Tuesday, May 2, 2023

We Have Never Been Modern

 
 
We Have Never Been Modern
by Bruno Latour
translated by Catherine Porter
Harvard University Press
1991, reprinted 1993
 
 
When Bruno Latour died recently, I thought I might want to read one of his books. I think We Have Never Been Modern is his most famous, and fortuitously, I already owned a copy. (Sorry, Laboratory Life... maybe next time...)
 
Latour is writing primarily to an audience of other social theorists. He claims that in light of two phenomena, we can no longer maintain the absolute divide between Society and Nature, which he dates back to Hobbes (whose Leviathan begets social science) and Boyle (whose studies of the vacuum establish laboratory science.)
 
The first phenomenon is the proliferation of what Latour calls 'hybrids' or 'quasi-object quasi-subjects,' things that cannot be understood as purely natural or purely social, such as climate change. 
 
The second phenomenon is science studies, or the application of social science research methods to study how laboratory scientists do their work.

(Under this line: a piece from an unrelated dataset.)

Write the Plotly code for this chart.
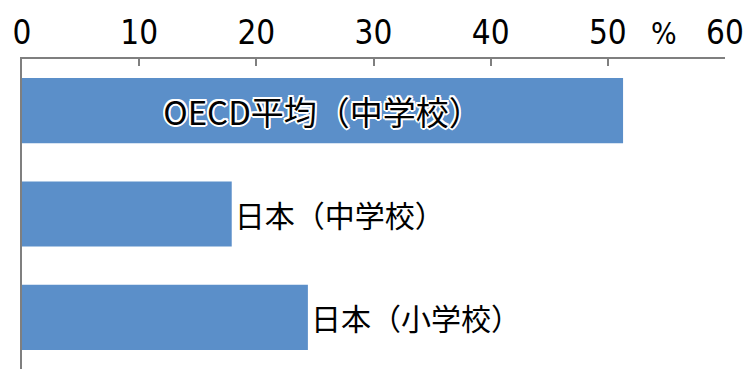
import plotly.graph_objects as go

categories = ["OECD平均（中学校）", "日本（中学校）", "日本（小学校）"]
values = [51.3, 17.9, 24.4]
tick_vals = [0, 10, 20, 30, 40, 50, 60]
tick_text = ["0", "10", "20", "30", "40", "50", "60"]
unit_label = "%"

bar_color = "#5b8fc9"
axis_color = "#7f7f7f"
cjk_font = "Noto Sans CJK JP"
num_font = "DejaVu Sans Condensed, DejaVu Sans, Arial"

halo = ", ".join(f"{dx}px {dy}px 0 white" for dx, dy in
                 [(2, 0), (-2, 0), (0, 2), (0, -2), (1.5, 1.5), (-1.5, -1.5), (1.5, -1.5), (-1.5, 1.5)])

fig = go.Figure()
fig.add_trace(go.Bar(
    y=categories,
    x=values,
    orientation="h",
    marker=dict(color=bar_color, line=dict(width=0)),
    text=categories,
    textposition=["inside", "outside", "outside"],
    insidetextanchor="middle",
    insidetextfont=dict(family=cjk_font, size=33, color="black", shadow=halo),
    outsidetextfont=dict(family=cjk_font, size=30, color="black"),
    constraintext="none",
    cliponaxis=False,
    width=0.63,
    hoverinfo="skip",
))

fig.update_layout(
    width=750, height=375,
    margin=dict(l=22, r=25, t=59, b=6),
    paper_bgcolor="white",
    plot_bgcolor="white",
    showlegend=False,
    xaxis=dict(
        side="top",
        range=[0, 60],
        tickvals=tick_vals,
        ticktext=tick_text,
        ticks="inside",
        ticklen=7,
        tickwidth=1.5,
        tickcolor=axis_color,
        showline=True,
        linecolor=axis_color,
        linewidth=1.5,
        showgrid=False,
        zeroline=False,
        tickfont=dict(family=num_font, size=33, color="black"),
        ticklabelstandoff=0,
        fixedrange=True,
    ),
    yaxis=dict(
        autorange="reversed",
        showticklabels=False,
        ticks="",
        showline=True,
        linecolor=axis_color,
        linewidth=1.5,
        showgrid=False,
        zeroline=False,
        fixedrange=True,
    ),
    annotations=[dict(
        x=54.8, y=1, xref="x", yref="paper",
        yanchor="bottom", yshift=6,
        text=unit_label, showarrow=False,
        font=dict(family=num_font, size=30, color="black"),
    )],
)

fig.write_html("out.html")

Latour claims that in such studies, we can see that scientists aren't 'just' discovering transcendent truths about the universe, but we also can't believe that they are 'just' imposing whatever concepts and labels they want either.
 
In light of those two phenomena, Latour says that social scientists can no longer carry on as before, and some have fallen into 'postmodern despair.' (Latour HATES the postmodernists, and his criticism of them is some of his liveliest writing.) What he wants instead is something like an anthropology of Western society, based on his understanding of how anthropologists study 'premodern' societies.
 
So rather than taking a 'hybrid' and trying to divide it up into parts that are purely social or purely natural, Latour thinks we would understand them (and ourselves) better if we start by acknowledging the inseparability of both aspects, and try to understand what each hybrid teaches us about nature and about society.
 
I'm trying my best to give a simplified account here. Latour isn't just talking about how to conduct social science, he's criticizing and reconstructing the whole modern Western self-image. And while he's a fairly clear writer, and easier to read than Bourdieu, this is still not what I'd call an easy text. It was 150 pages, but it's dense with ideas, arguments, and yes, schematic diagrams.
 
I think my next reading in this vein, rather than another primary work by a French theorist, will be a book I found about French social theory, which I'm hoping will give me a nice overview. (I'm also hoping it will be written for a slightly less expert audience!)